Task =>
Where the word "React" occurs in a line, return that line.

########################################

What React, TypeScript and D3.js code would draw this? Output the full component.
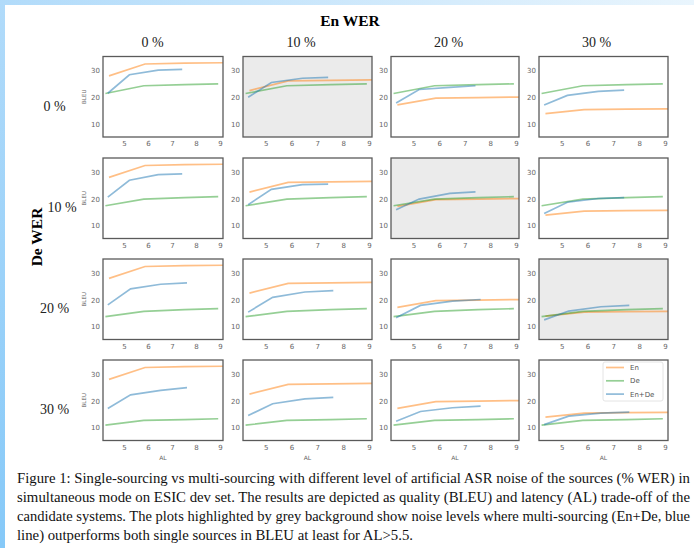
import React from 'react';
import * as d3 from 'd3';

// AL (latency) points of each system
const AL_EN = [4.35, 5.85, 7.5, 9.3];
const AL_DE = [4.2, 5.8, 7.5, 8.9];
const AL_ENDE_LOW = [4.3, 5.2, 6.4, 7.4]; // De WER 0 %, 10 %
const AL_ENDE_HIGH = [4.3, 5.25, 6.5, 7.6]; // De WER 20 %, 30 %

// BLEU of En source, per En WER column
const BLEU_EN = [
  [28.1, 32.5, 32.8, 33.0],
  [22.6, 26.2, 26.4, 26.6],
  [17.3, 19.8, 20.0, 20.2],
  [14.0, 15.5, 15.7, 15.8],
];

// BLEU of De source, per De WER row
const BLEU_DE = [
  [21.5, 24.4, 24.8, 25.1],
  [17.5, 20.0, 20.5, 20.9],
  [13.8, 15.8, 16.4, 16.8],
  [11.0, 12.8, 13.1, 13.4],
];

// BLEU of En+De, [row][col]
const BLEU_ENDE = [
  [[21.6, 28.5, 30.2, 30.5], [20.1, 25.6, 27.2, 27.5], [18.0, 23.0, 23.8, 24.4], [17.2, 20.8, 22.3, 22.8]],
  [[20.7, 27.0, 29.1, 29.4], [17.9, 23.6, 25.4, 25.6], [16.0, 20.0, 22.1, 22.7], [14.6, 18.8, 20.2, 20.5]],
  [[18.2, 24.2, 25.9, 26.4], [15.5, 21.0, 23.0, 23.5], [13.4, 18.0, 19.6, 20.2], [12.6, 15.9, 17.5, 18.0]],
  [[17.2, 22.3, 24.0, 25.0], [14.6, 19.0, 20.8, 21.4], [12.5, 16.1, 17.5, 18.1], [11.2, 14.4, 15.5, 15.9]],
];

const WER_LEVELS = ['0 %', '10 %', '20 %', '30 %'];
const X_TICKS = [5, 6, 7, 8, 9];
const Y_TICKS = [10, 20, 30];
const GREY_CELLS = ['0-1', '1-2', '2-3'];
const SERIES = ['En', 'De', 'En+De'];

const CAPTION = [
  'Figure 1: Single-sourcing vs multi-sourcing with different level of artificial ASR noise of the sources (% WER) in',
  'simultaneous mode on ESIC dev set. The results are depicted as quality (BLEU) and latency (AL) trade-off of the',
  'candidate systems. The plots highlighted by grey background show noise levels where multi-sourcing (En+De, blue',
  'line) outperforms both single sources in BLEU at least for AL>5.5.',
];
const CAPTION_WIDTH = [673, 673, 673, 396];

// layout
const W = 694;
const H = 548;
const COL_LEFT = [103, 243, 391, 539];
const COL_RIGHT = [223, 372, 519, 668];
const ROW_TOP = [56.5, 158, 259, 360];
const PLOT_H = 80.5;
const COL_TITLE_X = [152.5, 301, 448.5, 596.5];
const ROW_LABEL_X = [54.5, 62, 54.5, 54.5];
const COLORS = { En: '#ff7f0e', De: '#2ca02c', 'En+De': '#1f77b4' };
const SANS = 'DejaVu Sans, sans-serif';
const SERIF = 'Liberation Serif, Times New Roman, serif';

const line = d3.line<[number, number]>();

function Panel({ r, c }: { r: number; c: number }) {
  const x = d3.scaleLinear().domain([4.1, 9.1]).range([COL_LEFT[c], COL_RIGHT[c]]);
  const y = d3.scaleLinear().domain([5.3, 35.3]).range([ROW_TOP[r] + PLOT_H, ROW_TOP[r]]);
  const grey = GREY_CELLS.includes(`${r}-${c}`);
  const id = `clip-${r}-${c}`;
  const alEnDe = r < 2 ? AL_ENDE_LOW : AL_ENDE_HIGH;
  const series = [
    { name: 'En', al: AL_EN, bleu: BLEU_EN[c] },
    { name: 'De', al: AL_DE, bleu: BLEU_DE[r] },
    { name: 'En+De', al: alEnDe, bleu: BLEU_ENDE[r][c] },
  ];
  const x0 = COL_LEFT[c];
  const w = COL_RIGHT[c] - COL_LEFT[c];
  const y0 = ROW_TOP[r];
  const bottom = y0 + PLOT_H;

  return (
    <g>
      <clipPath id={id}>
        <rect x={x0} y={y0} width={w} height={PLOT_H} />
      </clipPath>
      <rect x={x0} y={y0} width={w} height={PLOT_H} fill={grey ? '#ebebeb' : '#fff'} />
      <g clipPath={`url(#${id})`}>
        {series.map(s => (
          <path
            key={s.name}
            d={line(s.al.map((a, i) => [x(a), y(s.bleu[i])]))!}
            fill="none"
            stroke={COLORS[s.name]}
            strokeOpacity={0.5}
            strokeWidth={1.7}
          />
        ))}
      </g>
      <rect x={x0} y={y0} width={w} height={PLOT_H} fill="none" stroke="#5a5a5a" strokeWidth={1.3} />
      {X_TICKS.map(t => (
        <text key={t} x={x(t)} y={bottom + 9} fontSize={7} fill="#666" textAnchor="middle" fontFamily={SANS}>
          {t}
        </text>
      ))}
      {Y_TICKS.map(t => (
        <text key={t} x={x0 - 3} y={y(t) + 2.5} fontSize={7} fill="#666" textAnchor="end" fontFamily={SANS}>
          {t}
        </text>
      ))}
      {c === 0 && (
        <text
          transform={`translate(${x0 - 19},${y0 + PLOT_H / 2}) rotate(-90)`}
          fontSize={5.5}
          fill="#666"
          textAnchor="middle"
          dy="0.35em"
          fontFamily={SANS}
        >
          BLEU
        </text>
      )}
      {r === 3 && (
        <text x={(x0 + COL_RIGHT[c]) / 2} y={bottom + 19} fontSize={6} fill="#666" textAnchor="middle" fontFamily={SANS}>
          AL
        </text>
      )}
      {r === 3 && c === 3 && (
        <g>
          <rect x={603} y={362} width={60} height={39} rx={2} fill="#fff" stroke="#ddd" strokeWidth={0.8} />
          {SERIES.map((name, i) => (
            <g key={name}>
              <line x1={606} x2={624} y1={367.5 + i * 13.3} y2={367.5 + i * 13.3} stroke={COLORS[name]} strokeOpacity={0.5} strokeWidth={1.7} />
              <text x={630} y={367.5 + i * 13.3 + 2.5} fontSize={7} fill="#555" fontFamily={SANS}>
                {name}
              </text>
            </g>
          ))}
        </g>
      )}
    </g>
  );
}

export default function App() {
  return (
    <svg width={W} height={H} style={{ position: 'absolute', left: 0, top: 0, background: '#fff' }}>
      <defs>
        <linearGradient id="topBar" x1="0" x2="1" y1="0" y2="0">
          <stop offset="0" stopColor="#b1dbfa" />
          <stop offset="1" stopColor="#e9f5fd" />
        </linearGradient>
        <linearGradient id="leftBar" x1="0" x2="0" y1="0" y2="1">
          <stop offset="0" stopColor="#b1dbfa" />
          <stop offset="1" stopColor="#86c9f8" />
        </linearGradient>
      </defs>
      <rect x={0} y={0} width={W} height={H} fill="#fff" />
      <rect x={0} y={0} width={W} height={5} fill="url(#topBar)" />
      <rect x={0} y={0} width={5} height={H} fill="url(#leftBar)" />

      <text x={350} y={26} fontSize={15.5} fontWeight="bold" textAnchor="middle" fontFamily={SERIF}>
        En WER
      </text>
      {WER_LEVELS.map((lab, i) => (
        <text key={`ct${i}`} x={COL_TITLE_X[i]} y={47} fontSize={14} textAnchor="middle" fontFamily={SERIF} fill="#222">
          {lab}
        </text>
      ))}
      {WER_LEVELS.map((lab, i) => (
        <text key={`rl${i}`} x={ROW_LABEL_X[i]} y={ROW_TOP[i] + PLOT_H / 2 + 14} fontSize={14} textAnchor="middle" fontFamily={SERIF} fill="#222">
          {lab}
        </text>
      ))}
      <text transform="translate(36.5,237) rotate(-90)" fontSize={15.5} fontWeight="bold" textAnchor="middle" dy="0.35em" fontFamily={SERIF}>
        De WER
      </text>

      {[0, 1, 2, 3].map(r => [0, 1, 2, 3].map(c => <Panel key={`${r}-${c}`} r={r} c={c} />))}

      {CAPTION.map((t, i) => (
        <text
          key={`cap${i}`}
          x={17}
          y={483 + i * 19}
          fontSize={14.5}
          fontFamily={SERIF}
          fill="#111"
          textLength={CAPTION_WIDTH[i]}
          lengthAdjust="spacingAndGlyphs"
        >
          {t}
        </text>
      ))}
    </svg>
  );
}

########################################

Solution to this task =>
What React, TypeScript and D3.js code would draw this? Output the full component.
import React from 'react';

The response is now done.